The bad guys are hoping that you don’t realize the fundamental controls that are needed to enable better security postures have been widely publicized and the gospel of better security has been preached by a variety of leaders across the space, they want you to have ignored those publications, the documentation, the reference architectures. The bad guys are sitting there in their chairs in front of their machines wanting you to have ignored an entire movement across the planet, but it’s focused on a new approach to the problem with better technology that is more aligned to the future of work, that’s what they want.
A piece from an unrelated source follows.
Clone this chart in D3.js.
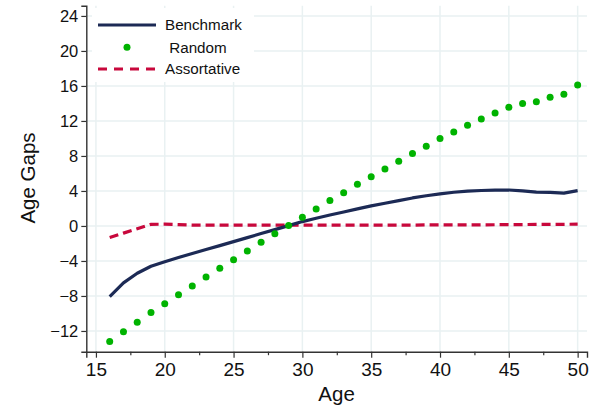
<!DOCTYPE html>
<html>
<head>
<meta charset="utf-8">
<script src="https://cdn.jsdelivr.net/npm/d3@7"></script>
<style>
  html, body { margin: 0; padding: 0; background: #fff; }
  svg { display: block; font-family: "Liberation Sans", Arial, Helvetica, sans-serif; }
</style>
</head>
<body>
<svg id="chart" width="605" height="415"></svg>
<script>
const ages = d3.range(16, 51);
const benchmark = [-8.07, -6.5, -5.4, -4.6, -4.08, -3.6, -3.15, -2.7, -2.25, -1.79,
  -1.33, -0.87, -0.42, 0.04, 0.5, 0.88, 1.25, 1.6, 1.95, 2.29,
  2.6, 2.9, 3.2, 3.45, 3.66, 3.85, 3.97, 4.05, 4.1, 4.11,
  4.0, 3.86, 3.84, 3.75, 4.04];
const random = [-13.2, -12.1, -11.0, -9.9, -8.9, -7.85, -6.86, -5.83, -4.84, -3.85,
  -2.86, -1.87, -0.88, 0.05, 1.0, 1.94, 2.9, 3.8, 4.76, 5.63,
  6.5, 7.39, 8.27, 9.1, 9.98, 10.74, 11.5, 12.23, 12.9, 13.56,
  13.98, 14.2, 14.7, 15.05, 16.1];
const assortative = [-1.33, -0.82, -0.32, 0.19, 0.2, 0.15, 0.1, 0.1, 0.1, 0.1,
  0.1, 0.1, 0.1, 0.1, 0.1, 0.1, 0.1, 0.1, 0.1, 0.1,
  0.1, 0.1, 0.1, 0.12, 0.12, 0.12, 0.12, 0.13, 0.14, 0.15,
  0.16, 0.17, 0.18, 0.19, 0.2];
const xTicks = [15, 20, 25, 30, 35, 40, 45, 50];
const xMinorTicks = [17.5, 22.5, 27.5, 32.5, 37.5, 42.5, 47.5];
const yTicks = [-12, -8, -4, 0, 4, 8, 12, 16, 20, 24];
const seriesNames = ["Benchmark", "Random", "Assortative"];
const colors = { Benchmark: "#1c2a55", Random: "#00b300", Assortative: "#c8083c" };

const svg = d3.select("#chart");
const x = d3.scaleLinear().domain([14.3, 50.68]).range([86.3, 587]);
const y = d3.scaleLinear().domain([-14.37, 25.17]).range([351.7, 5.7]);

const gridColor = "#e9f1f2";
// grid
svg.append("g").selectAll("line").data(yTicks).join("line")
  .attr("x1", x.range()[0]).attr("x2", x.range()[1])
  .attr("y1", d => y(d)).attr("y2", d => y(d))
  .attr("stroke", gridColor).attr("stroke-width", 1.5);
svg.append("g").selectAll("line").data(xTicks).join("line")
  .attr("x1", d => x(d)).attr("x2", d => x(d))
  .attr("y1", y.range()[0]).attr("y2", y.range()[1])
  .attr("stroke", gridColor).attr("stroke-width", 1.5);

// legend background (covers gridlines)
svg.append("rect").attr("x", 92).attr("y", 8).attr("width", 162).attr("height", 74).attr("fill", "#fff");

// axes
const xAxis = svg.append("g").attr("transform", `translate(0,${y.range()[0]})`)
  .call(d3.axisBottom(x).tickValues(xTicks).tickSize(6).tickPadding(5).tickFormat(d3.format("d")));
const xMinor = svg.append("g").attr("transform", `translate(0,${y.range()[0]})`)
  .call(d3.axisBottom(x).tickValues(xMinorTicks).tickSize(3.5).tickFormat(""));
xMinor.select(".domain").remove();
const yAxis = svg.append("g").attr("transform", `translate(${x.range()[0]},0)`)
  .call(d3.axisLeft(y).tickValues(yTicks).tickSize(5).tickPadding(3)
    .tickFormat(d => d < 0 ? "\u2212" + Math.abs(d) : d));
[xAxis, xMinor, yAxis].forEach(g => {
  g.selectAll(".domain").attr("stroke", "#333").attr("stroke-width", 1.4);
  g.selectAll(".tick line").attr("stroke", "#333").attr("stroke-width", 1.2);
  g.selectAll("text").attr("fill", "#111").attr("font-family", "Liberation Sans, Arial, sans-serif");
});
xAxis.selectAll("text").attr("font-size", 19);
yAxis.selectAll("text").attr("font-size", 16.5);

// axis titles
svg.append("text").attr("x", 336.6).attr("y", 401).attr("text-anchor", "middle")
  .attr("font-size", 20.5).attr("fill", "#111").text("Age");
svg.append("text").attr("transform", "translate(35,178) rotate(-90)").attr("text-anchor", "middle")
  .attr("font-size", 20.5).attr("fill", "#111").text("Age Gaps");

// series
const line = vals => d3.line().x((d, i) => x(ages[i])).y(d => y(d))(vals);
svg.append("path").attr("d", line(assortative)).attr("fill", "none")
  .attr("stroke", colors.Assortative).attr("stroke-width", 3.2).attr("stroke-dasharray", "9,5");
svg.append("path").attr("d", line(benchmark)).attr("fill", "none")
  .attr("stroke", colors.Benchmark).attr("stroke-width", 3.2).attr("stroke-linejoin", "round");
svg.append("g").selectAll("circle").data(random).join("circle")
  .attr("cx", (d, i) => x(ages[i])).attr("cy", d => y(d)).attr("r", 3.5)
  .attr("fill", colors.Random);

// legend
const lg = svg.append("g");
lg.append("line").attr("x1", 98).attr("x2", 156).attr("y1", 25).attr("y2", 25)
  .attr("stroke", colors.Benchmark).attr("stroke-width", 3.2);
lg.append("circle").attr("cx", 127).attr("cy", 47.3).attr("r", 3.5).attr("fill", colors.Random);
lg.append("line").attr("x1", 98).attr("x2", 156).attr("y1", 69).attr("y2", 69)
  .attr("stroke", colors.Assortative).attr("stroke-width", 3.2).attr("stroke-dasharray", "9,7");
const legendText = [[165, 25, "Benchmark"], [165, 47.3, "\u00a0Random"], [165, 69, "Assortative"]];
lg.selectAll("text").data(legendText).join("text")
  .attr("x", d => d[0]).attr("y", d => d[1]).attr("dy", "0.36em")
  .attr("font-size", 15.2).attr("fill", "#111").attr("xml:space", "preserve")
  .text(d => d[2]);
</script>
</body>
</html>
Many people think that zero trust is an extremely difficult strategy to put in place. That’s a fair thought, change is always difficult. And nothing worth doing is ever easy, at least in my experience that’s been true. But if you look at the things that the bad guys want, the things that they need to be successful technically, and remove some of those things you’re beginning to enable zero trust in tipping the scales back in your favor. A few very simple things that can be applied technically to help tip those skills could be things such as:
Assume Breach. Isolate Every Endpoint - Enforce inter and intra-VLAN policies using autonomous profiling and grouping to stop lateral threat movement.
Enhance Digital Visibility - provide visibility for all traffic flows, including authorized and unauthorized communications, between all devices in a shared VLAN.
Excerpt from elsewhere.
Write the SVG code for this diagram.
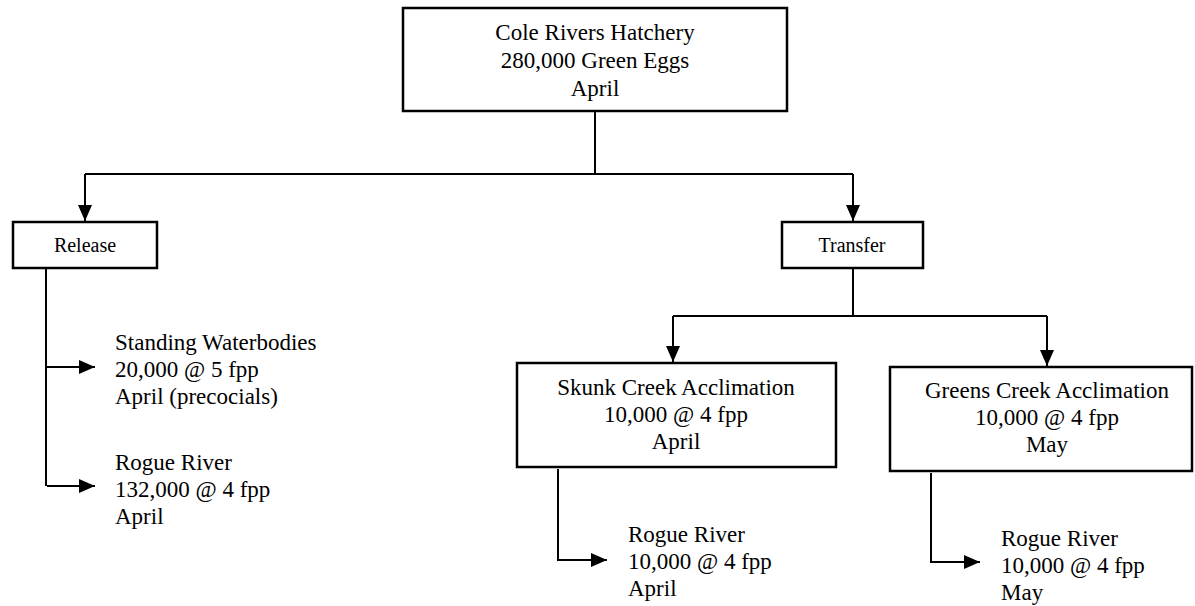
<svg xmlns="http://www.w3.org/2000/svg" width="1195" height="606" viewBox="0 0 1195 606">
<style>
.box{fill:#fff;stroke:#000;stroke-width:2.5}
.ln{fill:none;stroke:#000;stroke-width:2}
text{font-family:"Liberation Serif","Times New Roman",serif;font-size:23px;fill:#000}
.c{text-anchor:middle}
.s{font-size:20px}
</style>
<defs>
<marker id="ahb" markerWidth="16" markerHeight="14" refX="16" refY="7" orient="auto" markerUnits="userSpaceOnUse" viewBox="0 0 16 14">
<path d="M0,0 L16,7 L0,14 Z" fill="#000"/>
</marker>
</defs>
<g id="connectors">
<path class="ln" d="M595,111 V174"/>
<path class="ln" d="M85,174 H853"/>
<path class="ln" d="M85,174 V221" marker-end="url(#ahb)"/>
<path class="ln" d="M853,174 V221" marker-end="url(#ahb)"/>
<path class="ln" d="M46,268 V486"/>
<path class="ln" d="M47,367 H95" marker-end="url(#ahb)"/>
<path class="ln" d="M47,486 H95" marker-end="url(#ahb)"/>
<path class="ln" d="M853,268 V316"/>
<path class="ln" d="M673,316 H1047"/>
<path class="ln" d="M673,316 V362" marker-end="url(#ahb)"/>
<path class="ln" d="M1047,316 V366" marker-end="url(#ahb)"/>
<path class="ln" d="M558,469 V560 H607" marker-end="url(#ahb)"/>
<path class="ln" d="M931,473 V562 H980" marker-end="url(#ahb)"/>
</g>
<g id="hatchery">
<rect class="box" x="403" y="8" width="384" height="103"/>
<text class="c" x="595" y="40">Cole Rivers Hatchery</text>
<text class="c" x="595" y="68">280,000 Green Eggs</text>
<text class="c" x="595" y="96">April</text>
</g>
<g id="release">
<rect class="box" x="13" y="222" width="144" height="46"/>
<text class="c s" x="85" y="252">Release</text>
</g>
<g id="transfer">
<rect class="box" x="782" y="222" width="141" height="46"/>
<text class="c s" x="852" y="252">Transfer</text>
</g>
<g id="standing">
<text x="115" y="350">Standing Waterbodies</text>
<text x="115" y="377">20,000 @ 5 fpp</text>
<text x="115" y="404">April (precocials)</text>
</g>
<g id="rogue-release">
<text x="115" y="470">Rogue River</text>
<text x="115" y="497">132,000 @ 4 fpp</text>
<text x="115" y="524">April</text>
</g>
<g id="skunk">
<rect class="box" x="517" y="363" width="319" height="104"/>
<text class="c" x="676" y="395">Skunk Creek Acclimation</text>
<text class="c" x="676" y="422">10,000 @ 4 fpp</text>
<text class="c" x="676" y="449">April</text>
</g>
<g id="greens">
<rect class="box" x="890" y="367" width="302" height="104"/>
<text class="c" x="1047" y="398">Greens Creek Acclimation</text>
<text class="c" x="1047" y="425">10,000 @ 4 fpp</text>
<text class="c" x="1047" y="452">May</text>
</g>
<g id="rogue-skunk">
<text x="628" y="542">Rogue River</text>
<text x="628" y="569">10,000 @ 4 fpp</text>
<text x="628" y="596">April</text>
</g>
<g id="rogue-greens">
<text x="1001" y="546">Rogue River</text>
<text x="1001" y="573">10,000 @ 4 fpp</text>
<text x="1001" y="600">May</text>
</g>
</svg>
Employ a Ransomware Kill Switch – use a Ransomware Kill Switch, to instantly shut down all lateral traffic when ransomware is detected on the network.
Use an Autonomous Policy Engine - auto-enforce business policies as devices enter and leave the network with autonomous policy controls.
Secure Asset Access - reduce the attack surface by eliminating network-level access to high-value assets and adding an additional layer of security with mandatory SSO and MFA authentication for access to the organization’s critical assets.
The real question you should be asking yourself is are you going to give the bad guys what they want? Are you going to roll over belly up and put your business, your employees, their future, their family, and your future, your family on the line simply because you were unwilling to accept the reality of this space, and are unwilling to move towards a new but a different approach to the problem? Even though you have thousands of instances of proof that this is the truth, and a three-decade-plus long history of an evolution towards a better approach will you continue to ignore the technologies and capabilities that are available now that could change the game and tip the balance of power into your favor?
Change is never easy, and technical change can be even more difficult. That doesn’t mean that it’s not worth it. The changes that you need to enable to be more secure are not any more difficult than anything else your business has had to deal with to be more digital and enable future work. Yes, there are nuances, and yes there are different requirements, but change is change. It boils down to two basic choices. You either choose to do something different and enable a better workforce and ultimately a better business or used to choose to think you’re special and that the bad things won’t happen to you and that you’re different than the thousands of other organizations and you ignore what your business and your workforce want, and you’ll fail.